§ Short problem:
Look through the entries and report how many lines include the word "this". Give the number alone.

§ Dataset extract:

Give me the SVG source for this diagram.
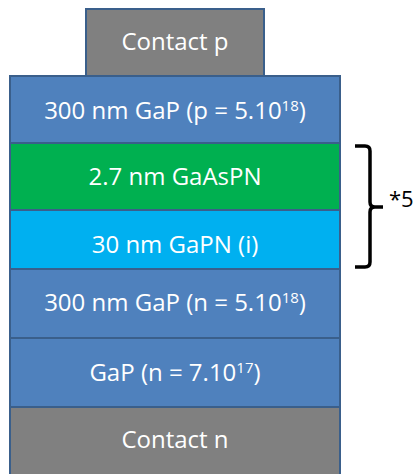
<svg xmlns="http://www.w3.org/2000/svg" width="415" height="474" viewBox="0 0 415 474">
<style>
.box{stroke:#3A5F8B;stroke-width:2}
.blue{fill:#4F81BD}
.gray{fill:#808080}
.green{fill:#00B050}
.cyan{fill:#00B0F0}
.lbl{font-family:"Open Sans","Liberation Sans",sans-serif;font-size:24px;fill:#FFFFFF;text-anchor:middle}
.sup{font-size:15px}
.brace{fill:none;stroke:#000000;stroke-width:3.5}
.note{font-family:"Open Sans","Liberation Sans",sans-serif;font-size:22px;fill:#000000}
</style>
<g id="contact-p">
<rect class="box gray" x="86" y="9" width="178" height="67"/>
<text class="lbl" x="175" y="50">Contact p</text>
</g>
<g id="gap-p">
<rect class="box blue" x="10" y="76" width="330" height="67"/>
<text class="lbl" x="175" y="119">300 nm GaP (p = 5.10<tspan class="sup" dy="-8.5">18</tspan><tspan dy="8.5">)</tspan></text>
</g>
<g id="gaaspn">
<rect class="box green" x="10" y="143" width="330" height="67"/>
<text class="lbl" x="175" y="185">2.7 nm GaAsPN</text>
</g>
<g id="gapn">
<rect class="box cyan" x="10" y="210" width="330" height="59"/>
<text class="lbl" x="175" y="253">30 nm GaPN (i)</text>
</g>
<g id="gap-n">
<rect class="box blue" x="10" y="269" width="330" height="69"/>
<text class="lbl" x="175" y="311">300 nm GaP (n = 5.10<tspan class="sup" dy="-8.5">18</tspan><tspan dy="8.5">)</tspan></text>
</g>
<g id="gap-n-sub">
<rect class="box blue" x="10" y="338" width="330" height="69"/>
<text class="lbl" x="175" y="381">GaP (n = 7.10<tspan class="sup" dy="-8.5">17</tspan><tspan dy="8.5">)</tspan></text>
</g>
<g id="contact-n">
<rect class="box gray" x="10" y="407" width="330" height="69"/>
<text class="lbl" x="175" y="448">Contact n</text>
</g>
<g id="connectors">
<path class="brace" d="M355,146 L365,146 Q370,146 370,151 L370,202 Q370,207 375,207 L383,207 M375,207 Q370,207 370,212 L370,262 Q370,267 365,267 L355,267"/>
<text class="note" x="389" y="207">*5</text>
</g>
</svg>
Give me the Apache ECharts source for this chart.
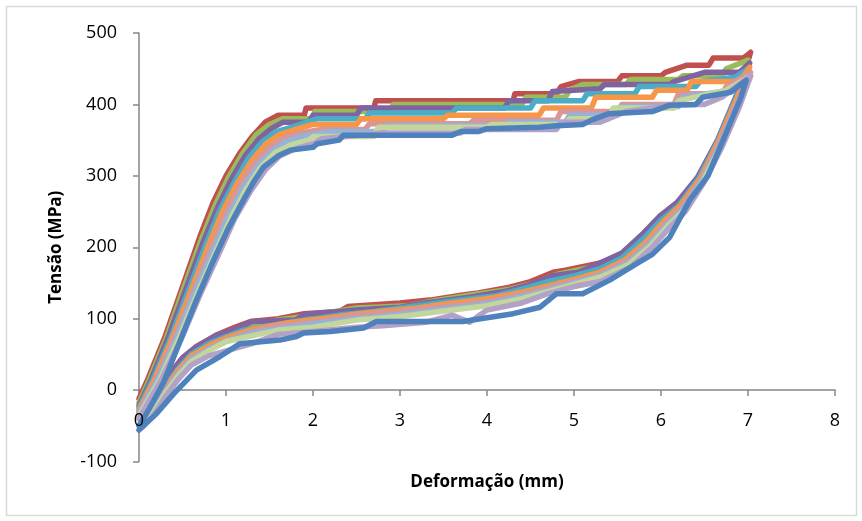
<!DOCTYPE html>
<html>
<head>
<meta charset="utf-8">
<script src="https://cdn.jsdelivr.net/npm/echarts@6/dist/echarts.min.js"></script>
<style>
  html, body { margin: 0; padding: 0; background: #fff; }
  #chart1 { width: 862px; height: 521px; }
</style>
</head>
<body>
<div id="chart1"></div>
<script>
"use strict";

// ensaios ciclicos - cada serie e um laco carga/descarga [deformacao, tensao]
var xTicks = [0, 1, 2, 3, 4, 5, 6, 7, 8];
var yTicks = [-100, 0, 100, 200, 300, 400, 500];

var names = ['C2', 'C3', 'C4', 'C5', 'C6', 'C7', 'C8', 'C9', 'C10', 'C1'];
var colors = ['#C0504D', '#9BBB59', '#8064A2', '#4BACC6', '#F79646',
  '#D99694', '#95B3D7', '#C3D69B', '#B3A2C7', '#4F81BD'];

var red = [[0,-12],[0.1,15],[0.3,75],[0.5,145],[0.7,215],[0.85,262],[1.0,300],[1.16,332],[1.3,355],[1.45,375],[1.6,385],[1.9,385],[1.92,395],[2.7,395],[2.72,405],[4.3,405],[4.32,415],[4.8,415],[4.85,425],[5.05,432],[5.5,432],[5.55,440],[6.0,440],[6.05,445],[6.3,455],[6.55,455],[6.6,465],[6.95,465],[7.03,473],
  [6.9,420],[6.7,360],[6.45,300],[6.22,266],[6.03,247],[5.84,221],[5.57,191],[5.3,178],[5.18,175],[4.9,168],[4.76,165],[4.5,152],[4.26,144],[3.9,136],[3.72,133],[3.34,126],[3.0,122],[2.4,117],[2.3,110],[1.9,107],[1.6,100],[1.28,96],[1.1,88],[0.89,77],[0.66,61],[0.5,45],[0.39,28],[0.25,5],[0.12,-20],[0.03,-35]];

var green = [[0,-18],[0.12,15],[0.32,75],[0.52,145],[0.72,212],[0.88,260],[1.03,298],[1.2,333],[1.35,358],[1.5,372],[1.65,380],[2.0,380],[2.02,390],[2.9,390],[2.92,400],[4.4,400],[4.45,410],[4.9,410],[4.95,420],[5.1,428],[5.6,428],[5.65,435],[6.2,435],[6.25,440],[6.7,440],[6.75,450],[7.0,462],
  [6.88,415],[6.68,355],[6.45,300],[6.2,262],[6.0,243],[5.82,218],[5.55,188],[5.2,172],[4.8,162],[4.55,150],[4.25,141],[3.8,133],[3.4,125],[3.1,118],[2.5,115],[2.0,105],[1.6,98],[1.3,92],[1.0,80],[0.8,68],[0.6,55],[0.45,35],[0.3,10],[0.15,-18],[0.04,-38]];

var purple = [[0,-22],[0.14,15],[0.34,75],[0.54,142],[0.74,208],[0.9,255],[1.06,295],[1.22,328],[1.38,352],[1.52,366],[1.65,375],[1.95,375],[2.0,385],[2.5,385],[2.55,395],[4.2,395],[4.25,405],[4.7,405],[4.75,418],[5.3,422],[5.35,428],[6.1,428],[6.15,432],[6.5,445],[6.9,445],[7.02,458],
  [6.85,408],[6.65,350],[6.42,298],[6.18,262],[5.98,243],[5.8,220],[5.55,192],[5.3,178],[5.05,165],[4.75,160],[4.5,148],[4.2,138],[3.8,130],[3.3,122],[3.0,116],[2.5,112],[1.9,106],[1.8,98],[1.3,96],[1.1,85],[0.89,77],[0.66,61],[0.5,45],[0.39,28],[0.25,2],[0.12,-25],[0.04,-40]];

var cyan = [[0,-25],[0.16,15],[0.36,72],[0.57,140],[0.77,205],[0.93,252],[1.1,292],[1.26,325],[1.42,348],[1.58,362],[1.75,368],[2.05,380],[2.6,380],[2.65,388],[3.6,388],[3.65,395],[4.5,395],[4.55,405],[5.1,405],[5.15,415],[5.7,415],[5.75,425],[6.4,425],[6.45,432],[6.85,438],[7.0,450],
  [6.85,405],[6.65,348],[6.44,298],[6.2,258],[6.0,238],[5.8,212],[5.55,185],[5.3,170],[5.0,160],[4.7,152],[4.45,143],[4.1,132],[3.7,126],[3.2,118],[2.7,110],[2.3,105],[1.8,96],[1.4,88],[1.2,84],[1.0,75],[0.8,65],[0.6,50],[0.45,30],[0.3,5],[0.15,-25],[0.04,-42]];

var orange = [[0,-28],[0.18,15],[0.38,72],[0.6,140],[0.8,203],[0.96,250],[1.13,290],[1.3,322],[1.46,345],[1.62,358],[1.8,365],[2.0,372],[2.5,372],[2.55,380],[3.5,380],[3.55,385],[4.6,385],[4.65,395],[5.2,395],[5.25,410],[5.9,410],[5.95,420],[6.3,420],[6.35,432],[6.9,432],[7.02,452],
  [6.86,405],[6.66,348],[6.46,298],[6.22,258],[6.03,236],[5.83,208],[5.58,182],[5.3,165],[5.0,155],[4.7,146],[4.4,137],[4.0,128],[3.6,122],[3.2,115],[2.6,108],[2.1,100],[1.7,94],[1.3,85],[1.0,73],[0.8,62],[0.6,48],[0.45,28],[0.3,2],[0.15,-28],[0.04,-44]];

var pink = [[0,-30],[0.2,15],[0.4,70],[0.62,138],[0.83,200],[1.0,248],[1.16,287],[1.33,318],[1.5,340],[1.66,353],[1.85,360],[2.1,365],[2.6,365],[2.65,373],[3.8,373],[3.85,378],[4.8,378],[4.85,390],[5.5,390],[5.55,400],[6.15,400],[6.2,415],[6.7,415],[6.75,425],[7.03,445],
  [6.87,402],[6.67,345],[6.47,296],[6.24,256],[6.05,234],[5.85,206],[5.6,180],[5.3,162],[5.0,152],[4.7,143],[4.4,134],[4.0,124],[3.6,118],[3.0,110],[2.5,105],[2.0,95],[1.6,90],[1.3,82],[1.0,70],[0.8,58],[0.6,45],[0.45,25],[0.3,0],[0.15,-30],[0.04,-46]];

var lightBlue = [[0,-33],[0.22,15],[0.42,70],[0.64,136],[0.86,198],[1.03,245],[1.2,284],[1.37,315],[1.54,336],[1.7,349],[1.9,356],[2.2,362],[2.8,362],[2.85,370],[4.2,370],[4.25,375],[4.9,375],[4.95,385],[5.5,385],[5.55,397],[6.2,397],[6.25,410],[6.8,420],[7.02,440],
  [6.88,400],[6.68,343],[6.48,295],[6.26,254],[6.07,232],[5.87,204],[5.62,178],[5.3,160],[5.0,150],[4.7,140],[4.4,131],[4.0,121],[3.6,115],[3.0,106],[2.5,100],[2.0,93],[1.6,86],[1.3,80],[1.0,68],[0.8,57],[0.6,43],[0.45,22],[0.3,-3],[0.15,-32],[0.04,-48]];

var lightGreen = [[0,-36],[0.24,15],[0.45,70],[0.67,135],[0.89,196],[1.06,242],[1.23,281],[1.4,312],[1.57,333],[1.74,343],[1.95,350],[2.0,355],[2.7,355],[2.75,368],[4.0,368],[4.05,372],[4.9,372],[4.95,380],[5.4,380],[5.45,395],[6.15,395],[6.2,405],[6.75,420],[7.03,440],
  [6.89,398],[6.69,342],[6.49,294],[6.27,252],[6.08,230],[5.88,202],[5.63,176],[5.3,158],[5.0,148],[4.7,138],[4.4,128],[4.0,118],[3.6,112],[3.0,103],[2.5,98],[2.0,88],[1.6,84],[1.3,76],[1.0,68],[0.8,55],[0.6,40],[0.45,20],[0.3,-5],[0.15,-34],[0.04,-50]];

var lightPurple = [[0,-40],[0.26,15],[0.48,70],[0.7,133],[0.93,194],[1.1,240],[1.28,278],[1.45,308],[1.62,328],[1.8,338],[2.0,345],[2.1,352],[2.8,360],[3.7,360],[3.75,365],[4.8,365],[4.85,375],[5.3,375],[5.6,390],[6.2,400],[6.5,400],[6.7,410],[7.03,440],
  [6.9,396],[6.7,340],[6.5,292],[6.28,250],[6.1,228],[5.9,200],[5.65,172],[5.3,152],[5.0,145],[4.7,135],[4.4,122],[4.0,112],[3.8,95],[3.6,105],[3.3,95],[2.8,90],[2.5,88],[2.0,82],[1.6,78],[1.3,65],[1.0,55],[0.8,48],[0.6,35],[0.45,15],[0.3,-10],[0.15,-38],[0.04,-52]];

var blue = [[0,-50],[0.1,-30],[0.28,10],[0.47,68],[0.66,126],[0.85,180],[1.02,225],[1.2,266],[1.32,292],[1.43,312],[1.6,328],[1.74,336],[2.0,340],[2.05,345],[2.3,350],[2.35,357],[3.6,357],[3.7,362],[3.9,362],[4.0,366],[4.6,368],[4.8,370],[5.1,372],[5.2,378],[5.4,387],[5.9,390],[6.1,399],[6.4,400],[6.48,410],[6.8,417],[6.98,434],
  [6.92,410],[6.72,352],[6.54,300],[6.33,266],[6.1,214],[5.9,190],[5.72,177],[5.41,154],[5.1,135],[4.8,135],[4.61,116],[4.3,107],[3.72,96],[3.34,96],[2.73,96],[2.58,87],[2.2,82],[1.89,80],[1.81,75],[1.62,70],[1.43,68],[1.16,65],[0.93,47],[0.66,28],[0.4,-5],[0.2,-33],[0.05,-50],[0,-56]];

var loops = [red, green, purple, cyan, orange, pink, lightBlue, lightGreen, lightPurple, blue];

var myChart = echarts.init(document.getElementById('chart1'));

var series = loops.map(function (pts, i) {
  return {
    name: names[i],
    type: 'line',
    data: pts,
    showSymbol: false,
    symbol: 'none',
    lineStyle: { color: colors[i], width: 5.5, cap: 'round', join: 'round' },
    itemStyle: { color: colors[i] },
    z: 2 + i
  };
});

var labelFont = { fontFamily: 'Open Sans', fontSize: 18, color: '#000' };

// eixo x cruza em tensao = 0 (uma divisao acima do fundo do grid)
var gridTop = 33, gridBottom = 59.5;
var plotH = 521 - gridTop - gridBottom;
var zeroOffset = -plotH * (0 - yTicks[0]) / (yTicks[yTicks.length - 1] - yTicks[0]);

var xBase = {
  type: 'value',
  min: xTicks[0], max: xTicks[xTicks.length - 1], interval: 1,
  offset: zeroOffset,
  splitLine: { show: false }
};

myChart.setOption({
  animation: false,
  backgroundColor: '#fff',
  graphic: [{
    type: 'rect',
    shape: { x: 6.5, y: 6.5, width: 850, height: 509 },
    style: { fill: 'none', stroke: '#D9D9D9', lineWidth: 1.5 },
    silent: true
  }],
  grid: { left: 139, right: 27, top: gridTop, bottom: gridBottom, containLabel: false, outerBoundsMode: 'none' },
  xAxis: [
    Object.assign({}, xBase, {
      name: 'Deformação (mm)',
      nameLocation: 'middle',
      nameGap: 84,
      nameTextStyle: { fontFamily: 'Open Sans', fontSize: 17, fontWeight: 'bold', color: '#000' },
      axisLine: { onZero: false, lineStyle: { color: '#868686', width: 1.5 } },
      axisTick: { show: true, length: 6, lineStyle: { color: '#868686', width: 1.5 } },
      axisLabel: { show: false }
    }),
    // so os rotulos, por cima das curvas (como no excel)
    Object.assign({}, xBase, {
      position: 'bottom',
      z: 30,
      axisLine: { show: false, onZero: false },
      axisTick: { show: false },
      axisLabel: Object.assign({ margin: 22 }, labelFont)
    })
  ],
  yAxis: {
    type: 'value',
    min: yTicks[0], max: yTicks[yTicks.length - 1], interval: 100,
    name: 'Tensão (MPa)',
    nameLocation: 'middle',
    nameGap: 74,
    nameTextStyle: { fontFamily: 'Open Sans', fontSize: 17, fontWeight: 'bold', color: '#000' },
    axisLine: { show: true, onZero: false, lineStyle: { color: '#868686', width: 1.5 } },
    axisTick: { show: true, length: 6, lineStyle: { color: '#868686', width: 1.5 } },
    axisLabel: Object.assign({ margin: 22 }, labelFont),
    splitLine: { show: false }
  },
  series: series
});
</script>
</body>
</html>
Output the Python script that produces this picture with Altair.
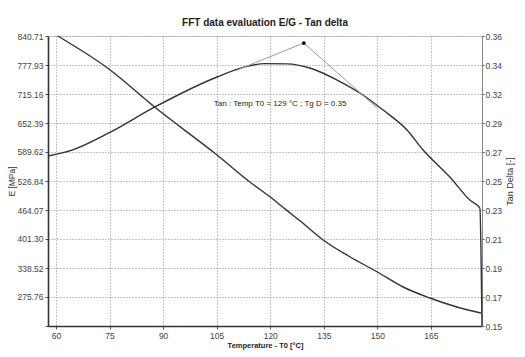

§ Result:
3